[start of Supplied data]
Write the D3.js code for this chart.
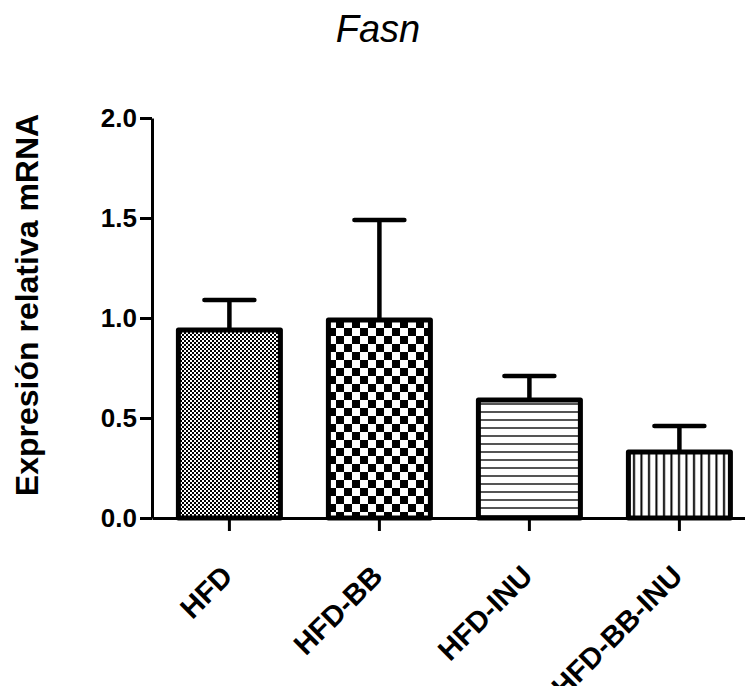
<!DOCTYPE html>
<html>
<head>
<meta charset="utf-8">
<script src="https://cdn.jsdelivr.net/npm/d3@7"></script>
<style>
  body { margin: 0; background: #fff; }
  svg { display: block; }
  text { font-family: "Liberation Sans", Arial, sans-serif; fill: #000; }
</style>
</head>
<body>
<div id="chart"></div>
<script>
'use strict';

// datos
var groups = ['HFD', 'HFD-BB', 'HFD-INU', 'HFD-BB-INU'];
var means = [0.94, 0.99, 0.59, 0.33];
var sems = [0.15, 0.50, 0.12, 0.13];
var yTicks = [0, 0.5, 1.0, 1.5, 2.0];
var patternIds = ['fineCheck', 'coarseCheck', 'hLines', 'vLines'];

var W = 745, H = 686;

var svg = d3.select('#chart').append('svg')
  .attr('width', W)
  .attr('height', H);

var defs = svg.append('defs');

// tramas tipo Prism
var p1 = defs.append('pattern').attr('id', 'fineCheck')
  .attr('patternUnits', 'userSpaceOnUse').attr('width', 4).attr('height', 4);
p1.append('rect').attr('width', 4).attr('height', 4).attr('fill', '#fff');
p1.append('rect').attr('width', 2).attr('height', 2).attr('fill', '#000');
p1.append('rect').attr('x', 2).attr('y', 2).attr('width', 2).attr('height', 2).attr('fill', '#000');

var p2 = defs.append('pattern').attr('id', 'coarseCheck')
  .attr('patternUnits', 'userSpaceOnUse').attr('width', 16).attr('height', 16);
p2.append('rect').attr('width', 16).attr('height', 16).attr('fill', '#fff');
p2.append('rect').attr('width', 8).attr('height', 8).attr('fill', '#000');
p2.append('rect').attr('x', 8).attr('y', 8).attr('width', 8).attr('height', 8).attr('fill', '#000');

var p3 = defs.append('pattern').attr('id', 'hLines')
  .attr('patternUnits', 'userSpaceOnUse').attr('width', 8).attr('height', 8);
p3.append('rect').attr('width', 8).attr('height', 8).attr('fill', '#fff');
p3.append('rect').attr('y', 3).attr('width', 8).attr('height', 2).attr('fill', '#555');

var p4 = defs.append('pattern').attr('id', 'vLines')
  .attr('patternUnits', 'userSpaceOnUse').attr('width', 7.5).attr('height', 8);
p4.append('rect').attr('width', 7.5).attr('height', 8).attr('fill', '#fff');
p4.append('rect').attr('x', 3).attr('width', 2).attr('height', 8).attr('fill', '#000');

var x = d3.scaleBand()
  .domain(groups)
  .range([152, 752])
  .paddingInner(0.32)
  .paddingOuter(0.16)
  .align(0.55);

var y = d3.scaleLinear()
  .domain([0, 2])
  .range([518, 118]);

// eje y
var yAxis = svg.append('g')
  .attr('transform', 'translate(152,0)')
  .call(d3.axisLeft(y).tickValues(yTicks).tickSize(12).tickSizeOuter(0).tickFormat(d3.format('.1f')));
yAxis.select('.domain').attr('stroke-width', 3);
yAxis.selectAll('.tick line').attr('stroke-width', 3);
yAxis.selectAll('.tick text')
  .attr('x', -15)
  .attr('font-size', 26)
  .attr('font-weight', 'bold')
  .attr('font-family', '"Liberation Sans", Arial, sans-serif');

// barras
svg.selectAll('.bar')
  .data(groups)
  .enter().append('rect')
  .attr('class', 'bar')
  .attr('x', function(d){ return x(d); })
  .attr('y', function(d, i){ return y(means[i]); })
  .attr('width', x.bandwidth())
  .attr('height', function(d, i){ return y(0) - y(means[i]); })
  .attr('fill', function(d, i){ return 'url(#' + patternIds[i] + ')'; })
  .attr('stroke', '#000')
  .attr('stroke-width', 5)
  .attr('stroke-linejoin', 'round');

// barras de error (solo hacia arriba)
var err = svg.selectAll('.err')
  .data(groups)
  .enter().append('g')
  .attr('class', 'err');
err.append('line')
  .attr('x1', function(d){ return x(d) + x.bandwidth() / 2; })
  .attr('x2', function(d){ return x(d) + x.bandwidth() / 2; })
  .attr('y1', function(d, i){ return y(means[i]) - 2; })
  .attr('y2', function(d, i){ return y(means[i] + sems[i]); })
  .attr('stroke', '#000')
  .attr('stroke-width', 4.5);
err.append('line')
  .attr('x1', function(d){ return x(d) + x.bandwidth() / 2 - 25; })
  .attr('x2', function(d){ return x(d) + x.bandwidth() / 2 + 25; })
  .attr('y1', function(d, i){ return y(means[i] + sems[i]); })
  .attr('y2', function(d, i){ return y(means[i] + sems[i]); })
  .attr('stroke', '#000')
  .attr('stroke-width', 4.5)
  .attr('stroke-linecap', 'round');

// eje x
var xAxis = svg.append('g')
  .attr('transform', 'translate(0,518)')
  .call(d3.axisBottom(x).tickSize(13).tickSizeOuter(0));
xAxis.select('.domain').attr('stroke-width', 3);
xAxis.selectAll('.tick line').attr('stroke-width', 3);
xAxis.selectAll('.tick text')
  .attr('font-size', 29)
  .attr('font-weight', 'bold')
  .attr('font-family', '"Liberation Sans", Arial, sans-serif')
  .attr('text-anchor', 'end')
  .attr('dy', 0)
  .attr('y', 0)
  .attr('transform', 'translate(5,60) rotate(-45)');

// titulo
svg.append('text')
  .attr('x', 378)
  .attr('y', 42)
  .attr('text-anchor', 'middle')
  .attr('font-size', 38)
  .attr('font-style', 'italic')
  .text('Fasn');

// etiqueta eje y
svg.append('text')
  .attr('transform', 'translate(38,305) rotate(-90)')
  .attr('text-anchor', 'middle')
  .attr('font-size', 32)
  .attr('font-weight', 'bold')
  .text('Expresión relativa mRNA');
</script>
</body>
</html>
[end of Supplied data]
Your objective: Reproduce exactly the run of lines that opens the listing and closes with the line holding "8).attr('height', 2).attr('fill', '#555');". Pictures are excluded.

Solution for this problem:
Write the D3.js code for this chart.
<!DOCTYPE html>
<html>
<head>
<meta charset="utf-8">
<script src="https://cdn.jsdelivr.net/npm/d3@7"></script>
<style>
  body { margin: 0; background: #fff; }
  svg { display: block; }
  text { font-family: "Liberation Sans", Arial, sans-serif; fill: #000; }
</style>
</head>
<body>
<div id="chart"></div>
<script>
'use strict';

// datos
var groups = ['HFD', 'HFD-BB', 'HFD-INU', 'HFD-BB-INU'];
var means = [0.94, 0.99, 0.59, 0.33];
var sems = [0.15, 0.50, 0.12, 0.13];
var yTicks = [0, 0.5, 1.0, 1.5, 2.0];
var patternIds = ['fineCheck', 'coarseCheck', 'hLines', 'vLines'];

var W = 745, H = 686;

var svg = d3.select('#chart').append('svg')
  .attr('width', W)
  .attr('height', H);

var defs = svg.append('defs');

// tramas tipo Prism
var p1 = defs.append('pattern').attr('id', 'fineCheck')
  .attr('patternUnits', 'userSpaceOnUse').attr('width', 4).attr('height', 4);
p1.append('rect').attr('width', 4).attr('height', 4).attr('fill', '#fff');
p1.append('rect').attr('width', 2).attr('height', 2).attr('fill', '#000');
p1.append('rect').attr('x', 2).attr('y', 2).attr('width', 2).attr('height', 2).attr('fill', '#000');

var p2 = defs.append('pattern').attr('id', 'coarseCheck')
  .attr('patternUnits', 'userSpaceOnUse').attr('width', 16).attr('height', 16);
p2.append('rect').attr('width', 16).attr('height', 16).attr('fill', '#fff');
p2.append('rect').attr('width', 8).attr('height', 8).attr('fill', '#000');
p2.append('rect').attr('x', 8).attr('y', 8).attr('width', 8).attr('height', 8).attr('fill', '#000');

var p3 = defs.append('pattern').attr('id', 'hLines')
  .attr('patternUnits', 'userSpaceOnUse').attr('width', 8).attr('height', 8);
p3.append('rect').attr('width', 8).attr('height', 8).attr('fill', '#fff');
p3.append('rect').attr('y', 3).attr('width', 8).attr('height', 2).attr('fill', '#555');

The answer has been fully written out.